The two kinds of challenges to an intellectually rich legal education that I have mentioned—social justice cynicism and infantilizing pedagogical reforms—are different in nature, and in some sense in tension with each other. Skills orientation aims to enhance students’ abilities to use precisely the devices that the cynical view sees as tools for the maintenance of hierarchy and privilege. In a different way, though, the two developments may be akin. If you lack any more ennobling vision of law, and hence of what legal education is for—of how it might connect students and laws with “the infinite”—you might well choose to emphasize training in the mundane matters you do understand. Namely, legal rules, legal doctrines, and legal techniques.

Indeed, the skills training orientation in one sense fits nicely with the power philosophy that informs the cynical social justice agenda. Life is a struggle for power, and it is through sometimes arcane lawyerly skills, techniques, and vocabulary that lawyers exercise power in society.

Actually, though, I doubt that the deans and administrators who push pedagogical reforms think in these cynical terms. Their motivations are more mundane. They are interested in improving their schools’ numbers on factors measured by the U.S. News & World Report’s rankings—bar passage, and percentage of grads who are legally employed nine months after graduation. Many of the changes in legal education are driven by U.S. News & World Report’s rankings, which students use in choosing where to go to law school, and with which many administrators and faculty accordingly have a near obsession.

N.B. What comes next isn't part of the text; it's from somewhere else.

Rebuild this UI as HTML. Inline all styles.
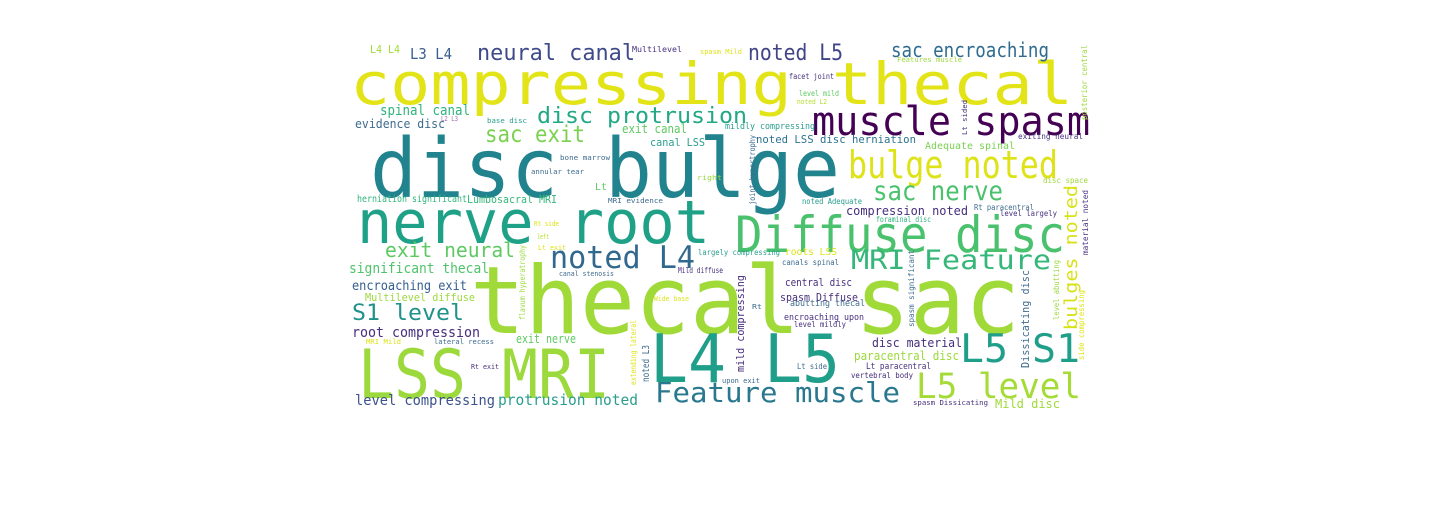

And yet that obsession may itself reflect the loss of a higher purpose in the legal academy. If you have no loftier vision of what law is, and hence of what legal education should aspire to impart, you will naturally tend to focus on the more measurable factors. Rankings. Bar passage rates. Dollars.

What law schools desperately need, it seems to me, is some loftier conception of what law and hence legal education are about. Social justice agendas seek to fill that need, but for reasons I have discussed, they may actually aggravate the problem.

Might law find some more ennobling view by rediscovering its roots in some form of the classical legal tradition? I have for years been attempting, in my inevitably puny and idiosyncratic way, to promote some such rediscovery. But the prospects seem slim, and the conspicuous movement currently advocating such a revival has adopted a stance so eccentric, belligerent, and potentially dangerous that there is a risk that the classical tradition will be further discredited.

Things may change—who knows how? But at present, contemplating the future of legal education is more dispiriting than inspiring. Where there is no vision, the people perish.